Découvrir, comprendre, créer, partager

Extrait

À quoi sert la presse people ?

Philippe Marion

Autrement dit, le média people remplit une fonction de médiation en établissant un dialogue entre les polarités paradoxales du populaire : il cherche à rapprocher l’accessible (l’ « homme moyen » ) de l’inaccessible (la sphère mondaine). La médiation people tente d’abolir les distances et ce dans un double mouvement : d’un côté, elle fait "descendre" le monde des vedettes vers le commun des mortels ; de l’autre, elle fait « monter » ces derniers vers les premiers.

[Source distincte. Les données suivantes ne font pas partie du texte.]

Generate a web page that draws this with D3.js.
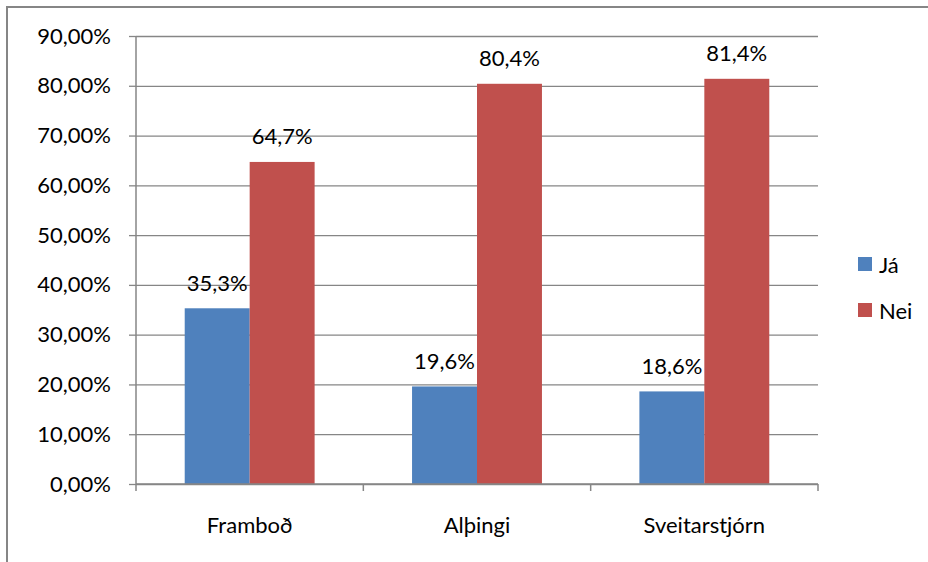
<!DOCTYPE html>
<html><head><meta charset="utf-8">
<script src="https://cdn.jsdelivr.net/npm/d3@7"></script>
<style>body{margin:0;background:#fff}svg{display:block}text{font-family:Lato,"Open Sans",sans-serif;fill:#000}</style>
</head><body><svg id="c" width="928" height="562"></svg>
<script>
const categories = ["Framboð", "Alþingi", "Sveitarstjórn"];
const seriesNames = ["Já", "Nei"];
const jaValues = [35.3, 19.6, 18.6];
const neiValues = [64.7, 80.4, 81.4];
const yTicks = [0, 10, 20, 30, 40, 50, 60, 70, 80, 90];
const colors = ["#4F81BD", "#C0504D"];

const svg = d3.select("#c");
const m = {l: 136, r: 818, t: 36, b: 484};
const fs = 22;

svg.append("rect").attr("x", 7).attr("y", 7).attr("width", 950).attr("height", 580)
  .attr("fill", "#fff").attr("stroke", "#868686").attr("stroke-width", 2);

const x = d3.scaleBand().domain(categories).range([m.l, m.r]).paddingInner(0).paddingOuter(0);
const y = d3.scaleLinear().domain([0, 90]).range([m.b, m.t]);
// gap width 150%: bar = band/3.5; outer padding each side = 0.75 bar
const barW = x.bandwidth() / 3.5;

const yAxis = d3.axisLeft(y).tickValues(yTicks).tickSize(7).tickFormat(d => d3.format(".2f")(d).replace(".", ",") + "%").tickPadding(18);
const gy = svg.append("g").attr("transform", `translate(${m.l},0)`).call(yAxis);
gy.selectAll(".tick line").attr("stroke", "#868686").attr("stroke-width", 1.3);
gy.selectAll(".tick").append("line").attr("x1", 0).attr("x2", m.r - m.l).attr("stroke", "#868686").attr("stroke-width", 1.3);
gy.select(".domain").remove();
gy.selectAll("text").attr("font-size", fs).attr("font-family", "Lato").style("fill", "#000");

const data = categories.map((c, i) => ({c, vals: [jaValues[i], neiValues[i]]}));
const g = svg.append("g");
data.forEach(d => {
  d.vals.forEach((v, j) => {
    const bx = x(d.c) + 0.75 * barW + j * barW;
    g.append("rect").attr("x", bx).attr("y", y(v)).attr("width", barW).attr("height", y(0) - y(v)).attr("fill", colors[j]);
    g.append("text").attr("x", bx + barW / 2).attr("y", y(v) - 26).attr("text-anchor", "middle")
      .attr("dominant-baseline", "central").attr("font-size", fs).text(d3.format(".1f")(v).replace(".", ",") + "%");
  });
});

svg.append("line").attr("x1", m.l).attr("x2", m.l).attr("y1", m.t).attr("y2", m.b).attr("stroke", "#868686").attr("stroke-width", 1.5);
const xAxis = d3.axisBottom(x).tickSize(0).tickPadding(33);
const gx = svg.append("g").attr("transform", `translate(0,${m.b})`).call(xAxis);
gx.select(".domain").remove();
gx.selectAll("text").attr("font-size", fs).attr("font-family", "Lato").style("fill", "#000");
svg.append("line").attr("x1", m.l).attr("x2", m.r).attr("y1", m.b).attr("y2", m.b).attr("stroke", "#868686").attr("stroke-width", 1.5);
[...categories.map(c => x(c)), m.r].forEach(tx => {
  svg.append("line").attr("x1", tx).attr("x2", tx).attr("y1", m.b).attr("y2", m.b + 7).attr("stroke", "#868686").attr("stroke-width", 1.5);
});

const lg = svg.append("g");
seriesNames.forEach((s, i) => {
  const ly = 264 + i * 46;
  lg.append("rect").attr("x", 858).attr("y", ly - 7).attr("width", 14).attr("height", 14).attr("fill", colors[i]);
  lg.append("text").attr("x", 879).attr("y", ly).attr("dominant-baseline", "central").attr("font-size", fs).text(s);
});
</script></body></html>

Ces mouvements ascensionnels et descendants sont solidaires et liés. L’effet conte de fées participe ici d’une fonction très importante de mise en proximité, de familiarisation. D’un côté, il situe les rois et les princes dans leur inaccessible palais tout en invitant le lecteur à s’en rapprocher, à venir les rejoindre. Comme en atteste la fréquence de titres tels que : « Sylvie Vartan. Elle nous reçoit dans sa villa d’Hollywood » (Gala, n° 612, 2 mars 2005). Cette proximisation s’opère aussi sous le mode d’une dramaturgie de l’humain moyen. Car que découvre-t-on dans ces palais et palaces ? De l’humain, basique, universel : celui du relationnel et de l’affect. Des passions amoureuses qui naissent et qui meurent, de la jalousie, des coups de gueule, des divorces, des réconciliations, des naissances, des violences, des déprimes... Bref, tout ce qui forme ce magma de vécu du commun des mortels. Non seulement le gotha n’hésite pas à nous recevoir dans son intimité, mais en plus il ne se distingue que fort peu de nous : voilà ce que la presse people suggère. En quelque sorte, celle-ci intercède pour son lecteur. Sa peoplelisation est un travail d’intercession médiatique, sémiotique et narrative qui vise à incarner familièrement des personnages inaccessibles.

Philippe Marion, De la presse people au populaire médiatique, Hermès, 2005.